◆ **Data segment**:

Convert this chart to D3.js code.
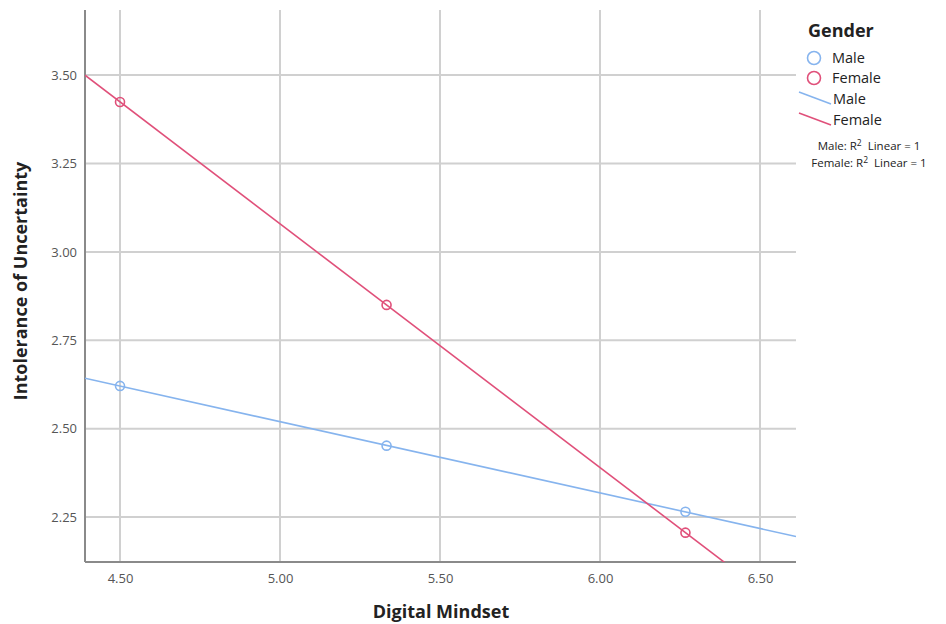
<!DOCTYPE html>
<html><head><meta charset="utf-8">
<script src="https://cdn.jsdelivr.net/npm/d3@7"></script>
<style>
body{margin:0;background:#fff;}
svg{display:block;font-family:"Open Sans","DejaVu Sans",sans-serif;}
</style></head>
<body><svg id="c" width="946" height="624"></svg>
<script>
const digitalMindset = [4.50, 5.333, 6.267];
const maleValues = [2.621, 2.452, 2.265];
const femaleValues = [3.424, 2.850, 2.206];
const xTicks = [4.50, 5.00, 5.50, 6.00, 6.50];
const yTicks = [2.25, 2.50, 2.75, 3.00, 3.25, 3.50];
const seriesNames = ["Male", "Female"];
const seriesColors = ["#86b4ee", "#e0507a"];

const svg = d3.select("#c");
const L = 85, R = 796, T = 10, B = 562;
const x = d3.scaleLinear().domain([4.3906, 6.6125]).range([L, R]);
const y = d3.scaleLinear().domain([2.123, 3.684]).range([B, T]);

const series = [
  {name: seriesNames[0], color: seriesColors[0], vals: maleValues},
  {name: seriesNames[1], color: seriesColors[1], vals: femaleValues}
];

// grid
const g = svg.append("g");
g.selectAll(".gx").data(xTicks).join("line")
  .attr("x1", d => x(d)).attr("x2", d => x(d)).attr("y1", T).attr("y2", B)
  .attr("stroke", "#d0d0d0").attr("stroke-width", 2);
g.selectAll(".gy").data(yTicks).join("line")
  .attr("x1", L).attr("x2", R).attr("y1", d => y(d)).attr("y2", d => y(d))
  .attr("stroke", "#d0d0d0").attr("stroke-width", 2);

// axes
const xAxis = d3.axisBottom(x).tickValues(xTicks).tickFormat(d3.format(".2f")).tickSize(0).tickPadding(12);
const yAxis = d3.axisLeft(y).tickValues(yTicks).tickFormat(d3.format(".2f")).tickSize(0).tickPadding(8);
const ax = svg.append("g").attr("transform", `translate(0,${B})`).call(xAxis);
const ay = svg.append("g").attr("transform", `translate(${L},0)`).call(yAxis);
[ax, ay].forEach(a => {
  a.select(".domain").remove();
  a.selectAll("text").attr("fill", "#555").attr("font-size", 13).attr("font-family", "'Open Sans','DejaVu Sans',sans-serif");
});
svg.append("line").attr("x1", L).attr("x2", L).attr("y1", T).attr("y2", B).attr("stroke", "#8a8a8a").attr("stroke-width", 2);
svg.append("line").attr("x1", L).attr("x2", R).attr("y1", B).attr("y2", B).attr("stroke", "#8a8a8a").attr("stroke-width", 2);

// clip
svg.append("clipPath").attr("id", "clip").append("rect").attr("x", L).attr("y", T).attr("width", R - L).attr("height", B - T);

// fit lines (least squares through each series)
function fit(xs, ys) {
  const mx = d3.mean(xs), my = d3.mean(ys);
  const b = d3.sum(xs, (v, i) => (v - mx) * (ys[i] - my)) / d3.sum(xs, v => (v - mx) ** 2);
  return {b, a: my - b * mx};
}
const dom = x.domain();
const line = d3.line().x(d => x(d[0])).y(d => y(d[1]));
const pl = svg.append("g").attr("clip-path", "url(#clip)");
series.forEach(s => {
  const f = fit(digitalMindset, s.vals);
  pl.append("path").datum(dom.map(v => [v, f.a + f.b * v]))
    .attr("d", line).attr("fill", "none").attr("stroke", s.color).attr("stroke-width", 1.6);
});
series.forEach(s => {
  pl.selectAll(null).data(digitalMindset.map((v, i) => [v, s.vals[i]])).join("circle")
    .attr("cx", d => x(d[0])).attr("cy", d => y(d[1])).attr("r", 4.5)
    .attr("fill", "none").attr("stroke", s.color).attr("stroke-width", 1.6);
});

// axis titles
svg.append("text").attr("x", x(5.5) + 1).attr("y", 618).attr("text-anchor", "middle")
  .attr("font-size", 18).attr("font-weight", "bold").attr("fill", "#222").text("Digital Mindset");
svg.append("text").attr("transform", `translate(27,${(T + B) / 2 - 5}) rotate(-90)`).attr("text-anchor", "middle")
  .attr("font-size", 18).attr("font-weight", "bold").attr("fill", "#222").text("Intolerance of Uncertainty");

// legend
const lg = svg.append("g");
lg.append("text").attr("x", 808).attr("y", 37).attr("font-size", 18).attr("font-weight", "bold").attr("fill", "#222").text("Gender");
series.forEach((s, i) => {
  const cy = 58 + i * 20;
  lg.append("circle").attr("cx", 814).attr("cy", cy).attr("r", 6.5).attr("fill", "none").attr("stroke", s.color).attr("stroke-width", 1.6);
  lg.append("text").attr("x", 832).attr("y", cy + 5).attr("font-size", 14.5).attr("fill", "#222").text(s.name);
});
series.forEach((s, i) => {
  const cy = 99 + i * 21;
  lg.append("line").attr("x1", 799).attr("y1", cy - 7).attr("x2", 831).attr("y2", cy + 5).attr("stroke", s.color).attr("stroke-width", 1.6);
  lg.append("text").attr("x", 833).attr("y", cy + 5).attr("font-size", 14.5).attr("fill", "#222").text(s.name);
});
series.forEach((s, i) => {
  const t = lg.append("text").attr("x", 869).attr("y", 150 + i * 17).attr("text-anchor", "middle").attr("font-size", 11.5).attr("fill", "#222");
  t.append("tspan").text(s.name + ": R");
  t.append("tspan").attr("dy", -4).attr("font-size", 8.5).text("2");
  t.append("tspan").attr("dy", 4).text("\u00a0 Linear = 1");
});
</script></body></html>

◆ **The task**: With the pictures left out, transcribe the material exactly.

◆ **The reply**:
Convert this chart to D3.js code.
<!DOCTYPE html>
<html><head><meta charset="utf-8">
<script src="https://cdn.jsdelivr.net/npm/d3@7"></script>
<style>
body{margin:0;background:#fff;}
svg{display:block;font-family:"Open Sans","DejaVu Sans",sans-serif;}
</style></head>
<body><svg id="c" width="946" height="624"></svg>
<script>
const digitalMindset = [4.50, 5.333, 6.267];
const maleValues = [2.621, 2.452, 2.265];
const femaleValues = [3.424, 2.850, 2.206];
const xTicks = [4.50, 5.00, 5.50, 6.00, 6.50];
const yTicks = [2.25, 2.50, 2.75, 3.00, 3.25, 3.50];
const seriesNames = ["Male", "Female"];
const seriesColors = ["#86b4ee", "#e0507a"];

const svg = d3.select("#c");
const L = 85, R = 796, T = 10, B = 562;
const x = d3.scaleLinear().domain([4.3906, 6.6125]).range([L, R]);
const y = d3.scaleLinear().domain([2.123, 3.684]).range([B, T]);

const series = [
  {name: seriesNames[0], color: seriesColors[0], vals: maleValues},
  {name: seriesNames[1], color: seriesColors[1], vals: femaleValues}
];

// grid
const g = svg.append("g");
g.selectAll(".gx").data(xTicks).join("line")
  .attr("x1", d => x(d)).attr("x2", d => x(d)).attr("y1", T).attr("y2", B)
  .attr("stroke", "#d0d0d0").attr("stroke-width", 2);
g.selectAll(".gy").data(yTicks).join("line")
  .attr("x1", L).attr("x2", R).attr("y1", d => y(d)).attr("y2", d => y(d))
  .attr("stroke", "#d0d0d0").attr("stroke-width", 2);

// axes
const xAxis = d3.axisBottom(x).tickValues(xTicks).tickFormat(d3.format(".2f")).tickSize(0).tickPadding(12);
const yAxis = d3.axisLeft(y).tickValues(yTicks).tickFormat(d3.format(".2f")).tickSize(0).tickPadding(8);
const ax = svg.append("g").attr("transform", `translate(0,${B})`).call(xAxis);
const ay = svg.append("g").attr("transform", `translate(${L},0)`).call(yAxis);
[ax, ay].forEach(a => {
  a.select(".domain").remove();
  a.selectAll("text").attr("fill", "#555").attr("font-size", 13).attr("font-family", "'Open Sans','DejaVu Sans',sans-serif");
});
svg.append("line").attr("x1", L).attr("x2", L).attr("y1", T).attr("y2", B).attr("stroke", "#8a8a8a").attr("stroke-width", 2);
svg.append("line").attr("x1", L).attr("x2", R).attr("y1", B).attr("y2", B).attr("stroke", "#8a8a8a").attr("stroke-width", 2);

// clip
svg.append("clipPath").attr("id", "clip").append("rect").attr("x", L).attr("y", T).attr("width", R - L).attr("height", B - T);

// fit lines (least squares through each series)
function fit(xs, ys) {
  const mx = d3.mean(xs), my = d3.mean(ys);
  const b = d3.sum(xs, (v, i) => (v - mx) * (ys[i] - my)) / d3.sum(xs, v => (v - mx) ** 2);
  return {b, a: my - b * mx};
}
const dom = x.domain();
const line = d3.line().x(d => x(d[0])).y(d => y(d[1]));
const pl = svg.append("g").attr("clip-path", "url(#clip)");
series.forEach(s => {
  const f = fit(digitalMindset, s.vals);
  pl.append("path").datum(dom.map(v => [v, f.a + f.b * v]))
    .attr("d", line).attr("fill", "none").attr("stroke", s.color).attr("stroke-width", 1.6);
});
series.forEach(s => {
  pl.selectAll(null).data(digitalMindset.map((v, i) => [v, s.vals[i]])).join("circle")
    .attr("cx", d => x(d[0])).attr("cy", d => y(d[1])).attr("r", 4.5)
    .attr("fill", "none").attr("stroke", s.color).attr("stroke-width", 1.6);
});

// axis titles
svg.append("text").attr("x", x(5.5) + 1).attr("y", 618).attr("text-anchor", "middle")
  .attr("font-size", 18).attr("font-weight", "bold").attr("fill", "#222").text("Digital Mindset");
svg.append("text").attr("transform", `translate(27,${(T + B) / 2 - 5}) rotate(-90)`).attr("text-anchor", "middle")
  .attr("font-size", 18).attr("font-weight", "bold").attr("fill", "#222").text("Intolerance of Uncertainty");

// legend
const lg = svg.append("g");
lg.append("text").attr("x", 808).attr("y", 37).attr("font-size", 18).attr("font-weight", "bold").attr("fill", "#222").text("Gender");
series.forEach((s, i) => {
  const cy = 58 + i * 20;
  lg.append("circle").attr("cx", 814).attr("cy", cy).attr("r", 6.5).attr("fill", "none").attr("stroke", s.color).attr("stroke-width", 1.6);
  lg.append("text").attr("x", 832).attr("y", cy + 5).attr("font-size", 14.5).attr("fill", "#222").text(s.name);
});
series.forEach((s, i) => {
  const cy = 99 + i * 21;
  lg.append("line").attr("x1", 799).attr("y1", cy - 7).attr("x2", 831).attr("y2", cy + 5).attr("stroke", s.color).attr("stroke-width", 1.6);
  lg.append("text").attr("x", 833).attr("y", cy + 5).attr("font-size", 14.5).attr("fill", "#222").text(s.name);
});
series.forEach((s, i) => {
  const t = lg.append("text").attr("x", 869).attr("y", 150 + i * 17).attr("text-anchor", "middle").attr("font-size", 11.5).attr("fill", "#222");
  t.append("tspan").text(s.name + ": R");
  t.append("tspan").attr("dy", -4).attr("font-size", 8.5).text("2");
  t.append("tspan").attr("dy", 4).text("\u00a0 Linear = 1");
});
</script></body></html>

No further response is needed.